ゴルフ「テーラーメイド」価値向上した3つの理由 離れていたゴルファーが戻ってきた効果も
タイガー・ウッズがクラブ契約をしているテーラーメイドゴルフ社が、KPSキャピタル・パートナーズから、韓国の投資会社セントロイド・インベストメント・パートナーズに売却されると発表があった。

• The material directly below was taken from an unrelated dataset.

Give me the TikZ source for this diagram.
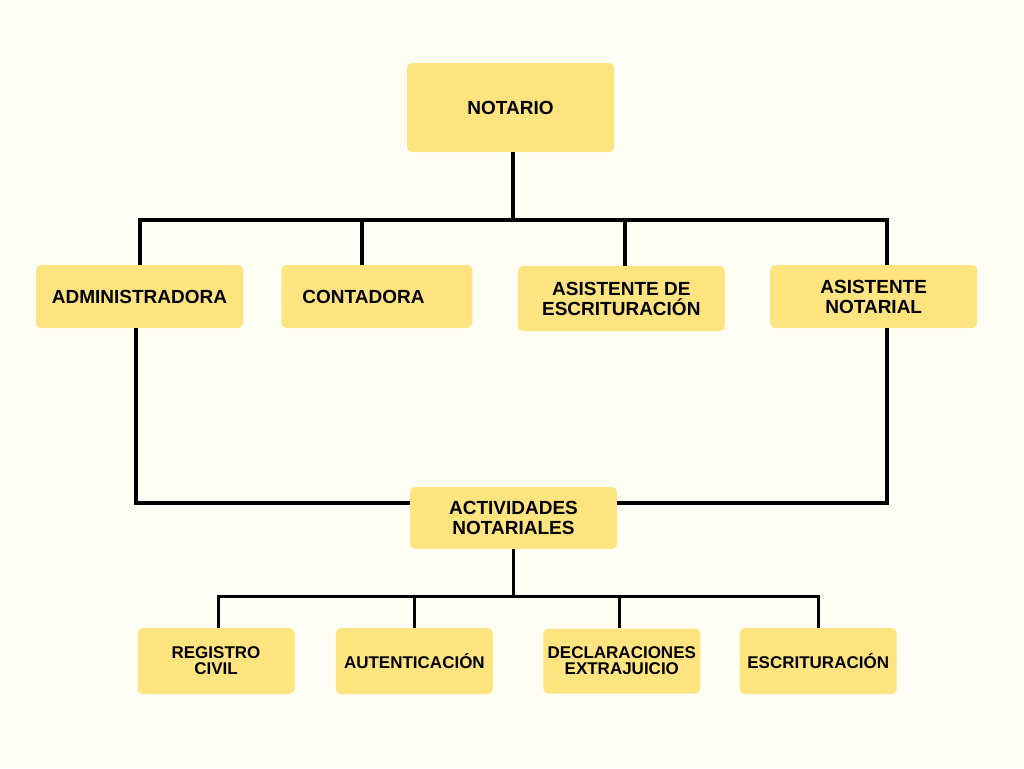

KPSの発表では詳細は明らかにされていないが、韓国の朝鮮日報オンラインによると、「投資銀行業界の話としてテーラーメイドの全株式を17億ドル(約1847億円)で取得する契約を結んだ。ゴルフ業界の合併・買収としては過去最大の規模。これまでは2011年にフィラコリアが『タイトリスト』ブランドを保有するアクシネットを13億ドルで買収した例が最大だった」とのことである。
テーラーメイドの価値が上がった理由
テーラーメイドは4年前の2017年5月に、当時の親会社のアディダスがコアビジネスである競争力のある靴やアパレルの2大ブランド「Adidas」と「Reebok」に資源を集中する理由で、KPSに4億2500万ドルで売却された。報道どおりであれば、今回の買収額はその時の4倍の価格ということになる。
テーラーメイドがKPSに売却された2017年当時、ゴルフ界にとってマイナスのニュースが流れていた。2016年8月にナイキがアパレルとフットウェアビジネスに集中し、クラブ、ボールおよびバッグを含むゴルフ用品ビジネスから撤退することを表明。続いて、アディダスがテーラーメイドを売却した。ゴルフ業界、とくにゴルフ用品のビジネスに先行きはないのかと業界に衝撃が走った。しかし、それから4年、逆に企業価値が跳ね上がったのだ。
テーラーメイドの価値が上がった理由は大きく3つ考えられる。1つはタイガーををはじめとした契約選手の活躍である。テーラーメイドの契約選手には、現在世界ランキング1位のダスティン・ジョンソンのほか、コリン・モリカワ、ローリー・マキロイ、マシュー・ウルフ、リッキー・ファウラー、そしてタイガーなど、錚々たる世界のトッププレーヤーが名を連ね、勝利を重ねている。
とくに、タイガーはナイキがゴルフ用品から撤退し、テーラーメイドとクラブ契約した後復活し、2018年のツアー選手権で5年ぶりの復活優勝、2019年に14年ぶり5回目のマスターズ優勝、同年日本で開催されたZOZOチャンピオンシップでも優勝しPGAツアーで82勝を記録した。この優勝でPGAツアー勝利数歴代1位のサム・スニードと並んだ。
タイガーの復活を支えたテーラーメイドのクラブの存在は、そのブランド力アップ、企業価値向上に効いていると言えそうだ。同社の売却を2月に報じていたニューヨークタイムズでも、昨年テーラーメイドのCEOデビット・アベレスもタイガーとの契約はブランドの強さと成長の重要な要素であると発言したことを取り上げている。